President Obama on Thursday plans to swing by Smith Electric Vehicles U.S. Corp., a company working with government backing on electric trucks for commercial fleets. Reportedly the President will use his visit to Smith’s facility near the Kansas City International Airport (en route to a Democratic fundraising event) to tout stimulus grants as a means for boosting private investment and creating jobs.
Smith won a $10 million grant under the DOE’s electric vehicle battery initiative last summer to develop and deploy up to 100 electric vehicles in Kansas City and Michigan, and scooped up another $22 million under the same program earlier this year. The UK’s Tanfield Group owns a 49 percent stake in the company, licensing it to build, sell and service its electric vehicles in North America and collecting a 1 percent-per-vehicle royalty fee.
In March, Smith CEO Bryan Hansel told us the company was planning on an IPO “sooner rather than later” and that Smith was on track to become, “a sustainable business without subsidies” by January 2011.
Obama’s scheduled stop at Smith Electric Vehicles tomorrow comes on the heels of his visit to another DOE-backed greentech company, thin film solar startup Solyndra. In late May the President delivered a speech at Solyndra’s Fremont, Calif. facility, holding up the company as an example of a successful investment from the stimulus package.
At this point, however, it’s too early to tell whether Solyndra or Smith Electric Vehicles will succeed or not (see: Was the DOE Loan Guarantee for Solyndra a Mistake?). Smith has hit some key milestones (notably, starting production in Kansas City) and delivered vehicles to corporate customers including Coca-Cola, PG&E, AT&T and Kansas City Power & Light.
But the company has changed course since the DOE first awarded the initial $10 million last summer. In October, less than a year after Ford Motor and Smith announced plans to collaborate on an electric version of the Detroit automaker’s Transit Connect van for the U.S. market, the two companies called it quits on the deal.
Smith has also made a bid to split off from Tanfield, announcing a conditional offer in March to buy out the parent company in a deal that Hansel told us at the time he expected to close by July (we’ve followed up with Smith for an update). In addition to buying Tanfield’s 49 percent stake, Smith would also acquire Tanfield’s British electric vehicle unit (Smith Electric Vehicles UK), if the deal goes through.

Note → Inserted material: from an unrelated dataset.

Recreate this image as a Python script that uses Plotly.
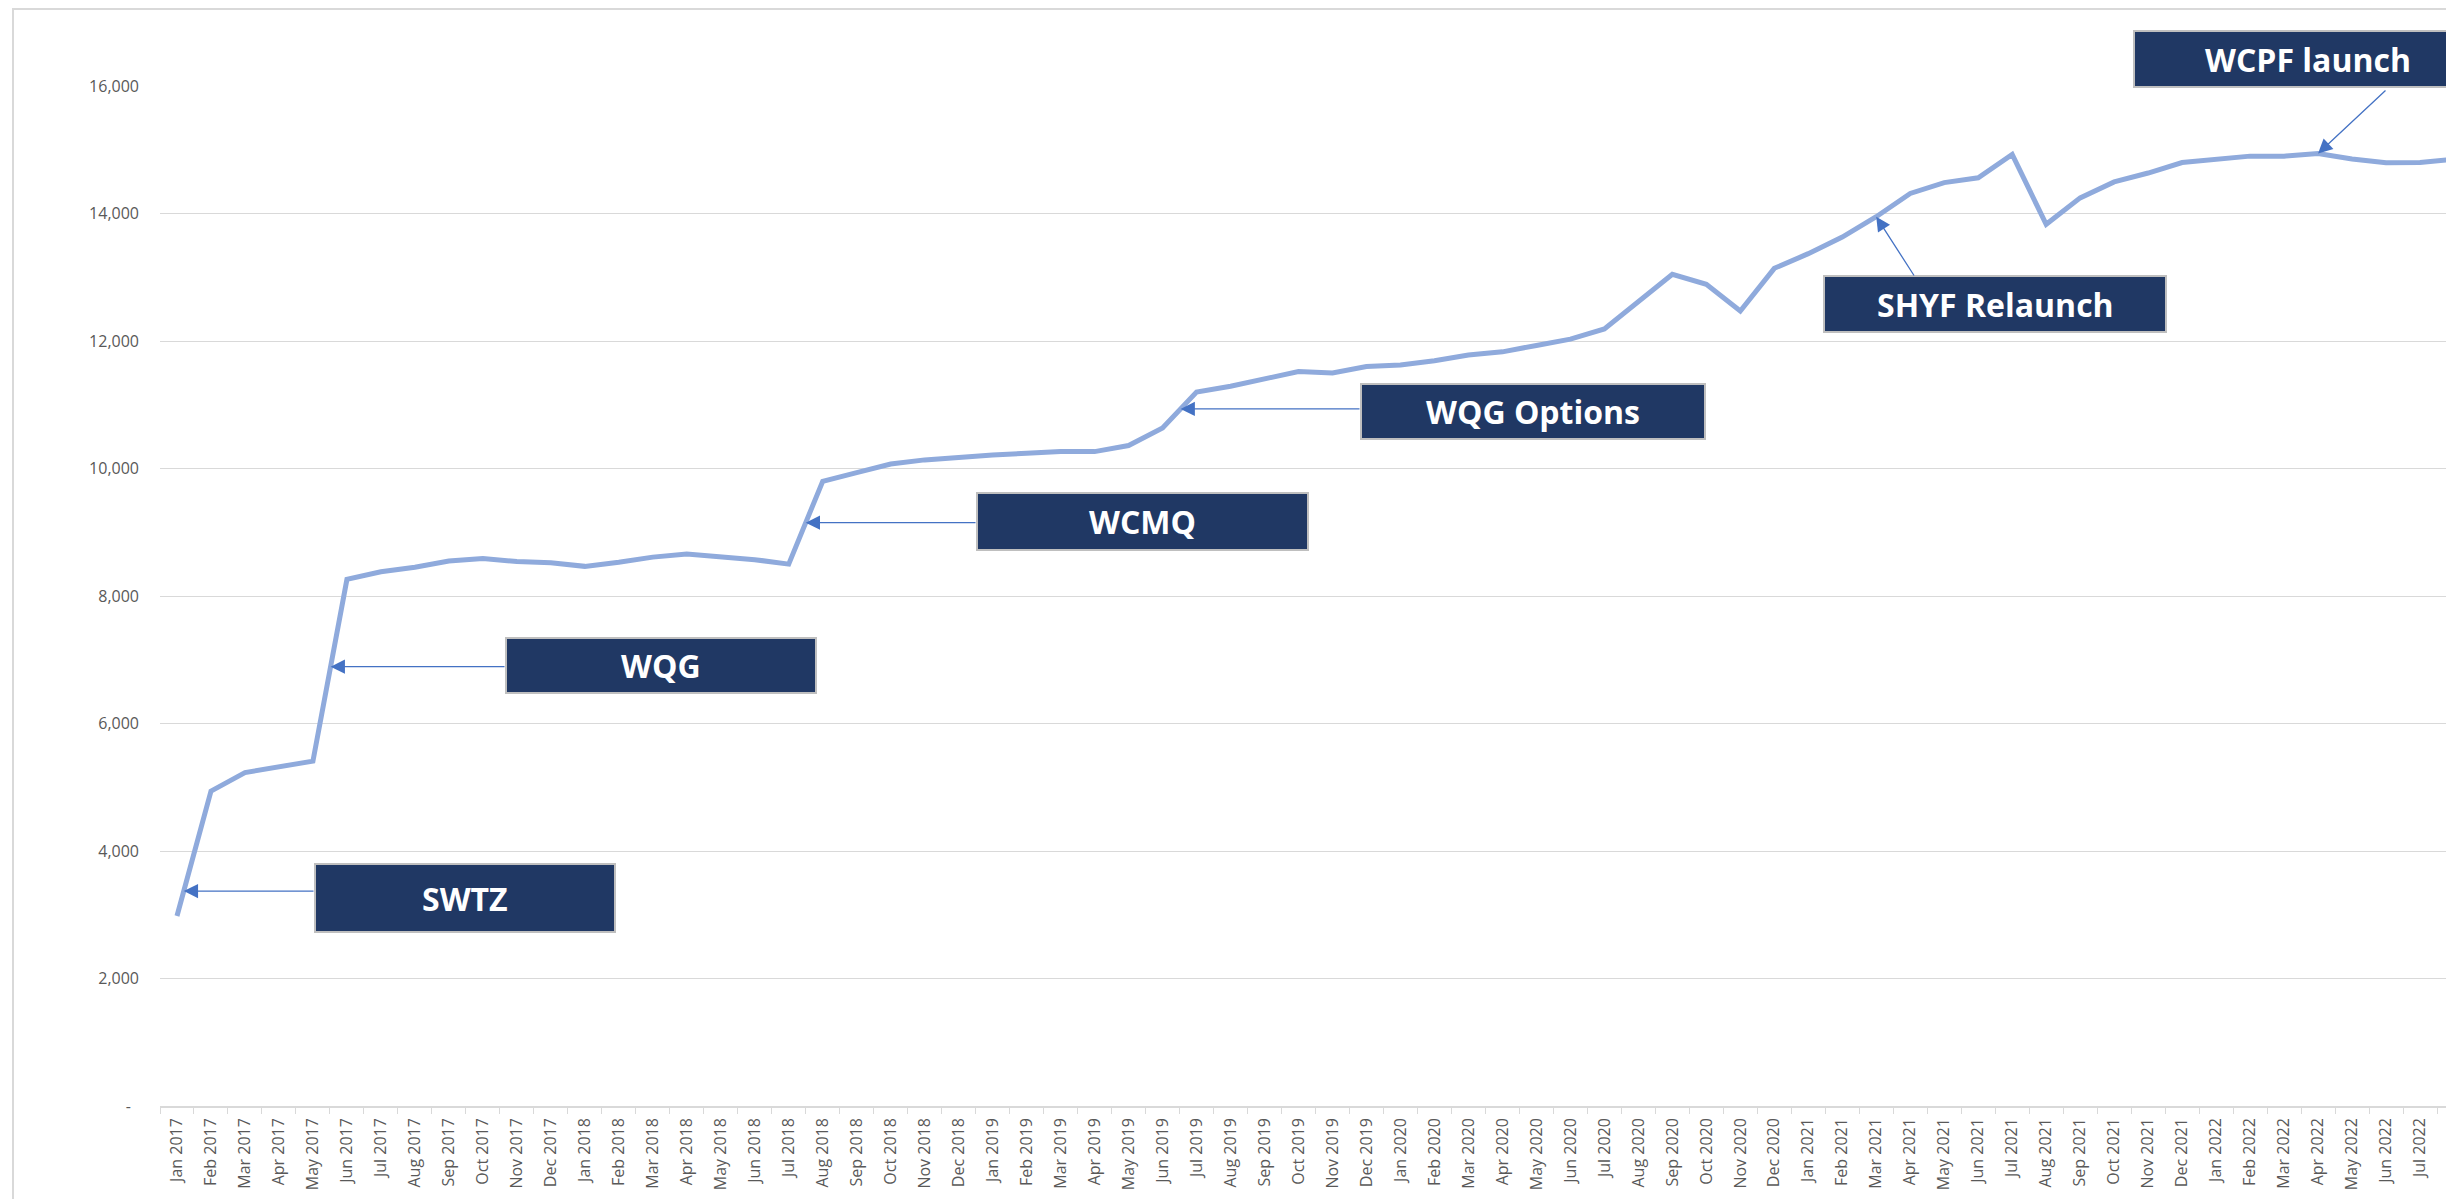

The original offer, according to the Financial Times, included £37 million ($56.13 million) in cash, plus a £33.3 million ($50.52 million) stake in the new, combined Smith Electric Vehicles if it manages to go public before September 2015.
Those plans may change, of course. It wasn’t too long ago that DOE darling Solyndra was also eying an IPO. But last month, citing “going uncertainties in the public capital markets,” the company said it was ditching its $300 million public offering plan and opting instead to raise $175 million through existing investors.
In contrast to Solyndra, whose manufacturing and capital factory costs are among the highest in solar, Smith has outlined a relatively streamlined manufacturing plan. Hansel has compared Smith’s approach to that of Southwest Airlines, which uses a point-to-point flight routing system, as opposed to the more common model of routing flights through one main hub with many spokes. Rather than setting up one or a few large-scale manufacturing facilities, Smith’s model calls for decentralized production, with smaller-scale facilities serving each market.
Will Smith’s IPO actually happen? We’ll have to wait and see. But the emergence of a sustainable electric vehicle business nourished into life through stimulus funds would sure be an accomplishment for the President to tout.